With the hope of a regional arts facility dissolving with the Arts Center of North Texas' end, focus has now shifted to a facility "in Frisco, by Frisco."



Frisco residents and the Community Development Corp. president made a presentation to the Citizen Bond Committee on Dec. 15 to make the case for a cultural and performing arts center in Frisco.



The requested bond support for a Frisco-based arts facility is $20 million, $1 million more than what Frisco residents originally approved to go toward the regional Arts Center of North Texas.



If approved by the Frisco City Council next year, a bond election for a facility would be held in May.



The points made for bringing a facility to the city include generating revenue and fulfilling a need for the growing arts community. Bond committee member Tammy Meinershagen said performers and audiences are going to other cities because of Frisco's lack of accommodations for the arts.



"How can we make Frisco have more options, and how can we make people stay in Frisco for these options?" she said. "They are leaving Frisco. Dollars are leaving Frisco. Talent is leaving Frisco."



The Black Box Theater, Frisco's main performance area inside the Frisco Discovery Center, currently seats 120 people in its 2,300 square feet. Other nearby cities, including Allen and Richardson, can hold up to 1,500 people in their performing arts centers, according to the bond committee presentation.



Meinershagen said a feasibility study would determine how many seats a Frisco arts center would need, but she knows the current options in the city, including the Black Box Theater, are not enough.



"We have to do something," she said. "That's really the point of the presentation. We want to see a feasibility study done to know exactly what we need. But, for sure we have outgrown the Box."



Frisco's 2000 Millennium Plan and 2006 Comprehensive Plan both identify constructing an arts facility as a goal for the city. Yet, that is the only unachieved objective in both plans, Meinershagen said.



Interest for a city arts venue has rekindled with the dissolution of the Arts Center of North Texas, Meinershagen said. Frisco voters approved allocating $19 million in bonds in 2002 to construct a regional arts facility in partnership with Allen and Plano. In 2011, Frisco voters declined issuing the remaining $16 million for the project. The project officially dissolved in a court-approved agreement on Dec. 3.



Still, interest remains for a venue located in the city rather than a regional facility in Allen, Meinershagen said.



"2011 voters are different from 2014 voters," she said pointing out that voters recently approved an alcohol sales ordinance that was once overturned in 2008. "We have to put it to the public and see what the public has to say about it."



In 2006, $5 million in bonds was allocated for constructing a science and performing arts facility, and $1 million went toward the Frisco Discovery Center. Meinershagen said the remaining $4 million could go toward a new performing arts center.

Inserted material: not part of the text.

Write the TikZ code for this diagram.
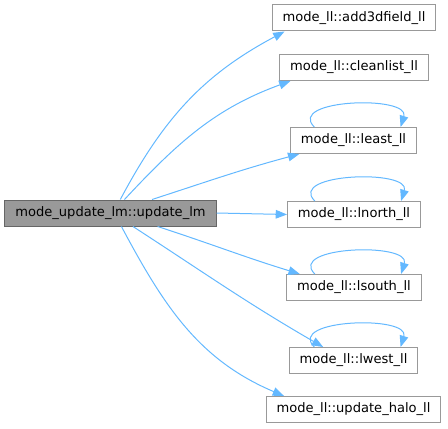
\documentclass[tikz,border=0pt]{standalone}
\usepackage{fontspec}
\setmainfont{DejaVu Sans}
\usetikzlibrary{arrows.meta}
\definecolor{edgeblue}{HTML}{63B8FF}
\tikzset{
    func/.style={draw=black!40, fill=white, line width=0.75pt,
        minimum height=19.5pt, inner xsep=7.8pt, inner ysep=0pt,
        font=\fontsize{9.8}{11}\selectfont},
    rootfunc/.style={func, draw=black!60, fill=black!40},
    call/.style={-{Triangle[length=8.5pt, width=6.5pt]}, edgeblue, line width=0.75pt},
    selfcall/.style={call}
}

\begin{document}
\begin{tikzpicture}[x=0.75pt, y=-0.75pt]
    \useasboundingbox (0,0) rectangle (448,428);
    \node[rootfunc] (root) at (110.5,213) {mode\_update\_lm::update\_lm};
    \node[func] (add3dfield) at (354,18) {mode\_ll::add3dfield\_ll};
    \node[func] (cleanlist) at (354,67.5) {mode\_ll::cleanlist\_ll};
    \node[func] (least) at (353.5,140.5) {mode\_ll::least\_ll};
    \node[func] (lnorth) at (354,214.5) {mode\_ll::lnorth\_ll};
    \node[func] (lsouth) at (354,287.5) {mode\_ll::lsouth\_ll};
    \node[func] (lwest) at (353.5,360.5) {mode\_ll::lwest\_ll};
    \node[func] (updatehalo) at (353.5,409.5) {mode\_ll::update\_halo\_ll};

    \draw[call] (root.54) to[out=62, in=208] (add3dfield.191);
    \draw[call] (root.44) to[out=47, in=200] (cleanlist.192);
    \draw[call] (root.18) to[out=18, in=195] (least.194);
    \draw[call] (root.east) -- (lnorth.west);
    \draw[call] (root.344) to[out=-18, in=163] (lsouth.166);
    \draw[call] (root.329) to[out=-33, in=150] (lwest.156);
    \draw[call] (root.309) to[out=-62, in=157] (updatehalo.169);

    \foreach \fn in {least, lnorth, lsouth, lwest}
        \draw[selfcall] (\fn.161) .. controls +(-28,-28) and +(10,-32) .. (\fn.16);
\end{tikzpicture}
\end{document}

Brad Sharp, Frisco Association for the Arts president, said the city could explore a public-private partnership to fund an arts center in addition to the $20 million in bonds and the remaining bonds from 2006.



"If you look at how the city has done things in the past, we really love partnerships," he said referencing the public-private partnership between the city, Dallas Cowboys and FISD for a multiuse development and events facility.



Sharp said Frisco ISD and Collin College administrators have also expressed interest in having an arts facility in the city.



Meinershagen said the city couldn't wait until the next bond election after 2015 to vote on an arts center.



"We really need to have something for the arts in Frisco for it to thrive and for it to actually even survive," she said. "Honestly, we can't really afford not to have it we have to do something."



The committee will meet again in January to prepare its final recommendations for the city council.